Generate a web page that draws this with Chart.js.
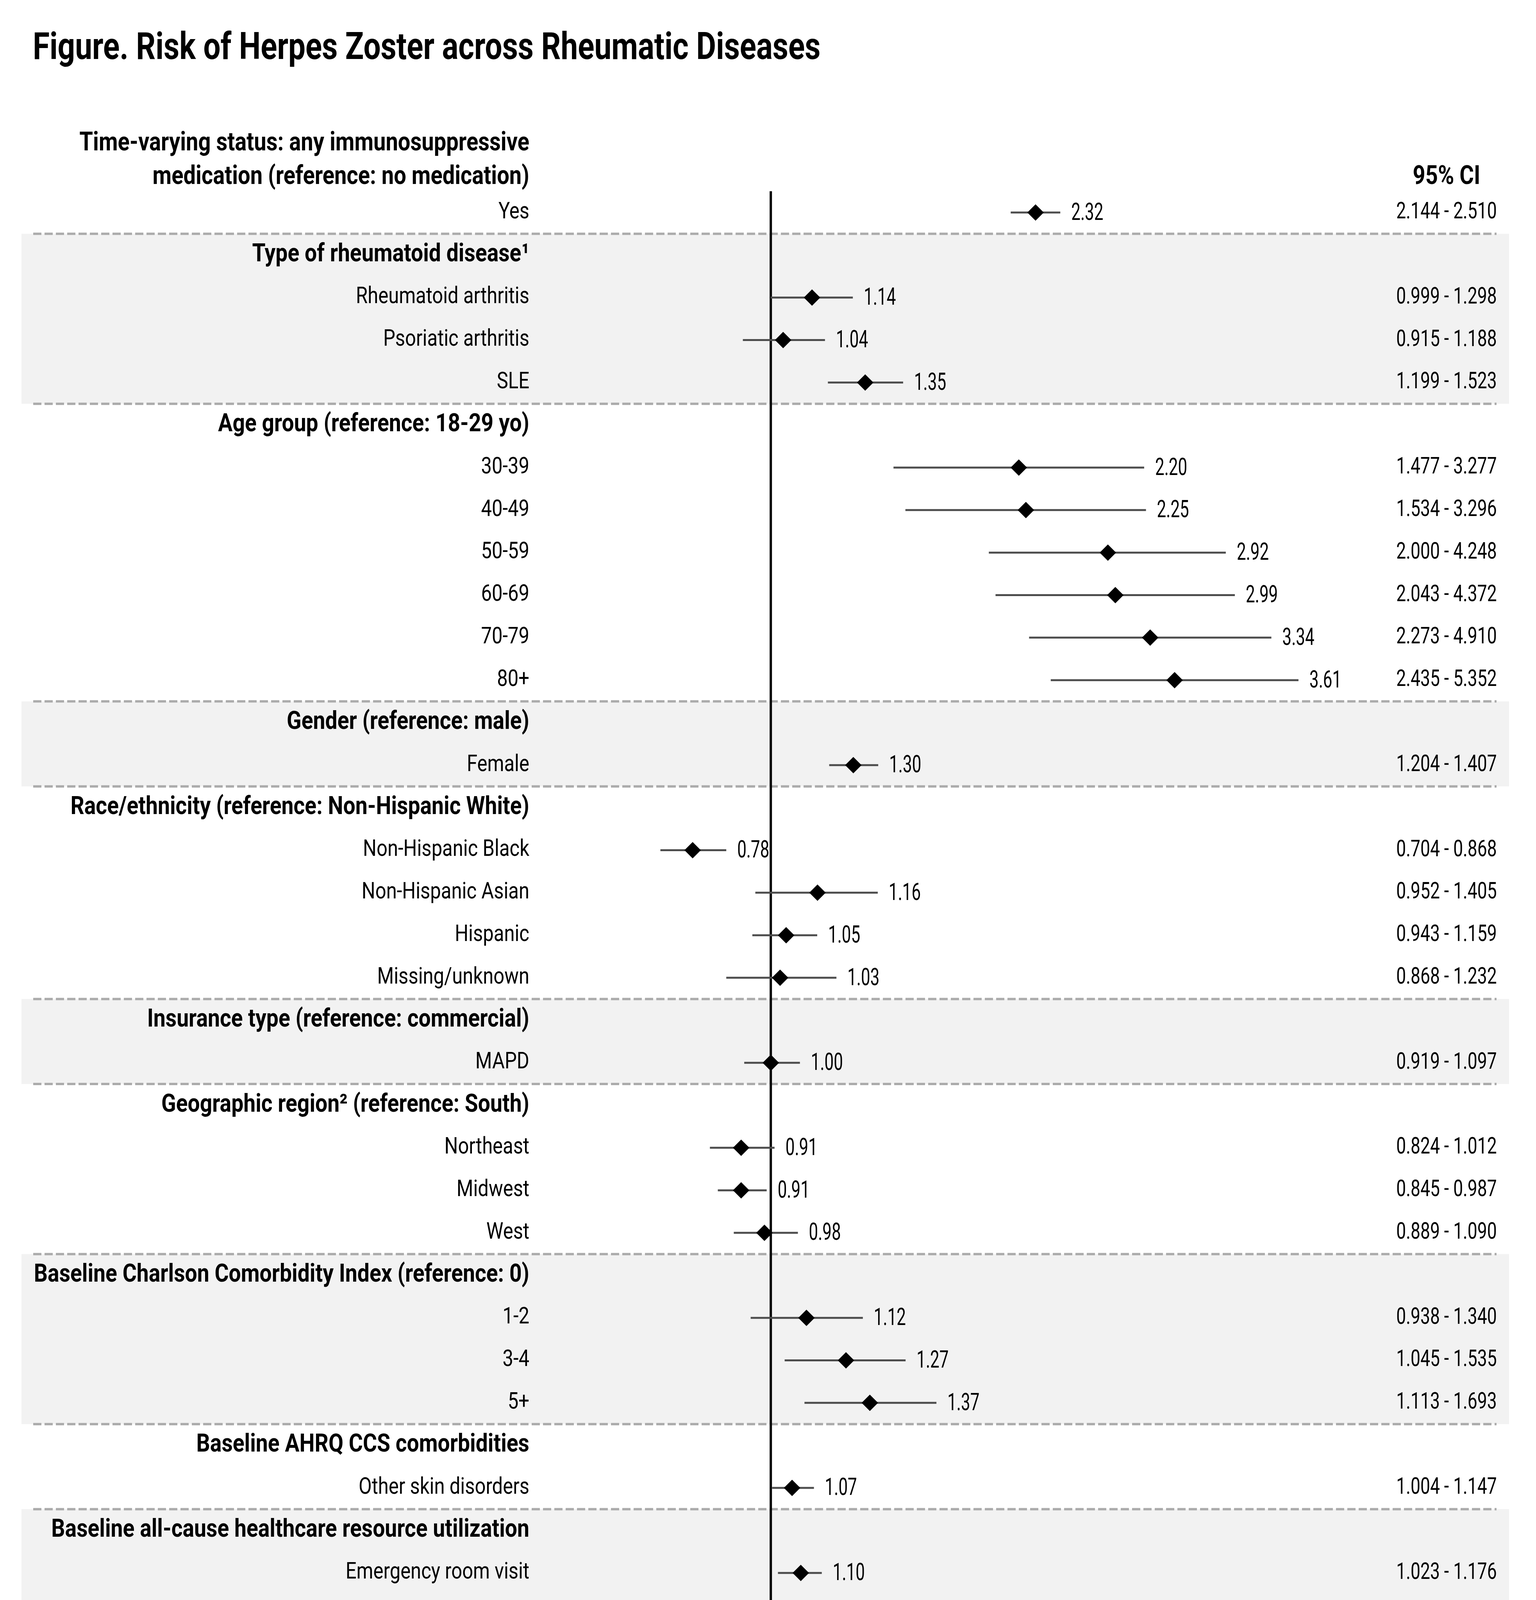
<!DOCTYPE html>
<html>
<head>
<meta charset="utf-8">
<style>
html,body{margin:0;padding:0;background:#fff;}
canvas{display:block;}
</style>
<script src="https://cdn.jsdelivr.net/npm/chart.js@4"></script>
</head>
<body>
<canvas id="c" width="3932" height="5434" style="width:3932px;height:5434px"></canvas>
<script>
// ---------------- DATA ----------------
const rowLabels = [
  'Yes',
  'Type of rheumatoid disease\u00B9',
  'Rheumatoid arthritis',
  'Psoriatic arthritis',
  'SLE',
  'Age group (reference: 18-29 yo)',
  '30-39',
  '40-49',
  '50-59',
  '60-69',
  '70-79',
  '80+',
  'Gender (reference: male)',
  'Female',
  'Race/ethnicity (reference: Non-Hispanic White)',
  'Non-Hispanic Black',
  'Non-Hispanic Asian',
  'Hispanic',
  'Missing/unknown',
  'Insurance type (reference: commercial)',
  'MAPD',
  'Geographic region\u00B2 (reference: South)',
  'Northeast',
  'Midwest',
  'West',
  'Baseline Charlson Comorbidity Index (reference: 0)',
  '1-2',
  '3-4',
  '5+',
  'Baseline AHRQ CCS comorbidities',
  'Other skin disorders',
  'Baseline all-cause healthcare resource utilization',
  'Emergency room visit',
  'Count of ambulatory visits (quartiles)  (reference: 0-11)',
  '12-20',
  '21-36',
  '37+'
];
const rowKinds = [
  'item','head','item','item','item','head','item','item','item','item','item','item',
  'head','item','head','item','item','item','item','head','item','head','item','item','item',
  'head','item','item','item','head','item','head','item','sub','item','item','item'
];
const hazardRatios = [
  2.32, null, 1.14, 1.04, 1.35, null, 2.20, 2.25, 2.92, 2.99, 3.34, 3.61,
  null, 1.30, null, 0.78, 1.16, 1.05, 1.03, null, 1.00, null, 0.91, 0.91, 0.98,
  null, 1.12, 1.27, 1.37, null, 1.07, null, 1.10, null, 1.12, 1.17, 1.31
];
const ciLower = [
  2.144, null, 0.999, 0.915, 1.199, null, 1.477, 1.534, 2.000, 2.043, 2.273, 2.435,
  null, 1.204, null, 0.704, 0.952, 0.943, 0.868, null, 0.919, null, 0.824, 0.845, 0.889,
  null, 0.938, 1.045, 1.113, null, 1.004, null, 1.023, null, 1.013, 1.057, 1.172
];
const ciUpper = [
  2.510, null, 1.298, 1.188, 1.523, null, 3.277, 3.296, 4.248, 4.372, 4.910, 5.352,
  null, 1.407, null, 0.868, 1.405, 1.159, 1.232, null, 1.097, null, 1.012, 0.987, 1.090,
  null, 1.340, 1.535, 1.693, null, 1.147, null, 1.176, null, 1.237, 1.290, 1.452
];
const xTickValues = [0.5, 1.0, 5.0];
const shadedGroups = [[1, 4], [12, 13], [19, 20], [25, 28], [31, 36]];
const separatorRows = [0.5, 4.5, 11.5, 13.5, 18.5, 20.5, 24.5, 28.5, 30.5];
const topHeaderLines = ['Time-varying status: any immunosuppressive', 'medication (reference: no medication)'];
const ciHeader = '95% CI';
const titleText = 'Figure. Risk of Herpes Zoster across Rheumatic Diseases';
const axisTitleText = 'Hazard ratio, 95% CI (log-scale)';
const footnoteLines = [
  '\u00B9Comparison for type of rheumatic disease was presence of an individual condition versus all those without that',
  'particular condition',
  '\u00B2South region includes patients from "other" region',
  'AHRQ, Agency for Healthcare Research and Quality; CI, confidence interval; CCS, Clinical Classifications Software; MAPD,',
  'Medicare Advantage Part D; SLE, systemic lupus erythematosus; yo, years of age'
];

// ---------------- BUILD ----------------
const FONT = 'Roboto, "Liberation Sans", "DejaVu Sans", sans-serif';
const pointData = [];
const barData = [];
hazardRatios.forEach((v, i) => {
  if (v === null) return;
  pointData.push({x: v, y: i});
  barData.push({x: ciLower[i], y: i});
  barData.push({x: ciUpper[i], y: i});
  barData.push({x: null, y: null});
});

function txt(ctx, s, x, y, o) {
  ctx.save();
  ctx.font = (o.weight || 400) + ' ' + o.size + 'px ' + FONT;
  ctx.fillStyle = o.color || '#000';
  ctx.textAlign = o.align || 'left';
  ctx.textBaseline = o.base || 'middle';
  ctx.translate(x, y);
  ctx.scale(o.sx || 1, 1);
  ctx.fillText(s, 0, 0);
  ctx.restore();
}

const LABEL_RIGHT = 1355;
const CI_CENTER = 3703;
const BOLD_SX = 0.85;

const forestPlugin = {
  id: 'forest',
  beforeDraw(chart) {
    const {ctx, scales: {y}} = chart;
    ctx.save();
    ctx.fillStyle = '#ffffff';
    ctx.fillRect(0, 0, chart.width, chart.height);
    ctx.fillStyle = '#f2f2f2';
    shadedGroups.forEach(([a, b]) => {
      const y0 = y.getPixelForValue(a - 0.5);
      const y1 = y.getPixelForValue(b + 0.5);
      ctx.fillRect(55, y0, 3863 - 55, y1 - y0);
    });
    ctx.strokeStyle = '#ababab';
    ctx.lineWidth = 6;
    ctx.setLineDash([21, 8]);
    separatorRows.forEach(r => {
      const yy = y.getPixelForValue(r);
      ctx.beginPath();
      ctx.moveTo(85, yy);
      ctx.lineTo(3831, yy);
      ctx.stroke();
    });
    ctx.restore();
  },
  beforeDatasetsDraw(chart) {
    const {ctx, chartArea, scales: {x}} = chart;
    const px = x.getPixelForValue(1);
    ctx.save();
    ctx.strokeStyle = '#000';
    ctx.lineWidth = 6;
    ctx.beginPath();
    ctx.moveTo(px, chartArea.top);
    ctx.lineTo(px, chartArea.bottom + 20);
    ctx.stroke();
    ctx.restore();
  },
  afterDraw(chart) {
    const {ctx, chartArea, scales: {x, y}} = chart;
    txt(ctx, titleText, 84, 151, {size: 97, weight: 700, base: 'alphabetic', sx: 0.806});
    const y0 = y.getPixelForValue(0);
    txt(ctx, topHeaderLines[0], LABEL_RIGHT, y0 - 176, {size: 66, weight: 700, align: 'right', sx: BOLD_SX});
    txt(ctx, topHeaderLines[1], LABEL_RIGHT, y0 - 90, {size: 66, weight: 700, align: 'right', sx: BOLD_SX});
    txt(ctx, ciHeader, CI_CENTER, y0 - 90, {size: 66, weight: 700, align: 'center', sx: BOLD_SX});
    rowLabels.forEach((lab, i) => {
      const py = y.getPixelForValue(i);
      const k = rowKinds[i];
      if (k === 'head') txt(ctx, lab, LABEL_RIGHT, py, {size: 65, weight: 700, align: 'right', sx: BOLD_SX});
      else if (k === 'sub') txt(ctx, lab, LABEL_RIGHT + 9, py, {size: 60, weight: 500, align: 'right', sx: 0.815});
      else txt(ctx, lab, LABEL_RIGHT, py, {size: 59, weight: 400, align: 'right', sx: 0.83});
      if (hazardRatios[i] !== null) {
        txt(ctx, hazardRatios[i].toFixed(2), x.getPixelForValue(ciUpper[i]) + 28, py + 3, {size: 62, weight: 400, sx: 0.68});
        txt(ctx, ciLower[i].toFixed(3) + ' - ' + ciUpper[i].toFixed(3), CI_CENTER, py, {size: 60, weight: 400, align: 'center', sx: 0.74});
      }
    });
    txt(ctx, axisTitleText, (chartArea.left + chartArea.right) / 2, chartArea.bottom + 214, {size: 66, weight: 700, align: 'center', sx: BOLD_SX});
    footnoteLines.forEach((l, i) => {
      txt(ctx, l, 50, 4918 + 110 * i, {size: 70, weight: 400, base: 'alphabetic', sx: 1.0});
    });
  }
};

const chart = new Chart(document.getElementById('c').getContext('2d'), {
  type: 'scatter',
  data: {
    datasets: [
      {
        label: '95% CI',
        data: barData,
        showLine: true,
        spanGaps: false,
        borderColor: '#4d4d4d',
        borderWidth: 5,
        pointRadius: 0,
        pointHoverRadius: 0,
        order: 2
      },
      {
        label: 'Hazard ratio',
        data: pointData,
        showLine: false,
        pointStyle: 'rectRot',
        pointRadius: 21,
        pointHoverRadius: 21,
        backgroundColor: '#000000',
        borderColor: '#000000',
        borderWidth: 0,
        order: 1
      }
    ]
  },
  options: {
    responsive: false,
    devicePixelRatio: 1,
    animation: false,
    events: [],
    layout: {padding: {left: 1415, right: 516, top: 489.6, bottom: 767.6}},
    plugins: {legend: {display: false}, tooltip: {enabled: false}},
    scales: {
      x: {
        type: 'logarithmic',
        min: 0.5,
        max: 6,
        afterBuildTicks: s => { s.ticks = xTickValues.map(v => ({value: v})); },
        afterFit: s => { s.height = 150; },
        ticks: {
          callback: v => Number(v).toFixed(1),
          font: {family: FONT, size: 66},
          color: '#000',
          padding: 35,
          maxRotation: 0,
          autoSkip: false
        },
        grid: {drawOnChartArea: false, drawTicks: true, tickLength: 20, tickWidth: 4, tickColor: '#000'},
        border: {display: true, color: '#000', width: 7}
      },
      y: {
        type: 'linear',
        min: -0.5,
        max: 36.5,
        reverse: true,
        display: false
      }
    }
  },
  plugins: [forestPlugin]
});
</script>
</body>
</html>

What needs to be done: Check each line of the data above for the word "that" and say how many lines have it. Give the number alone.

Correct response: 2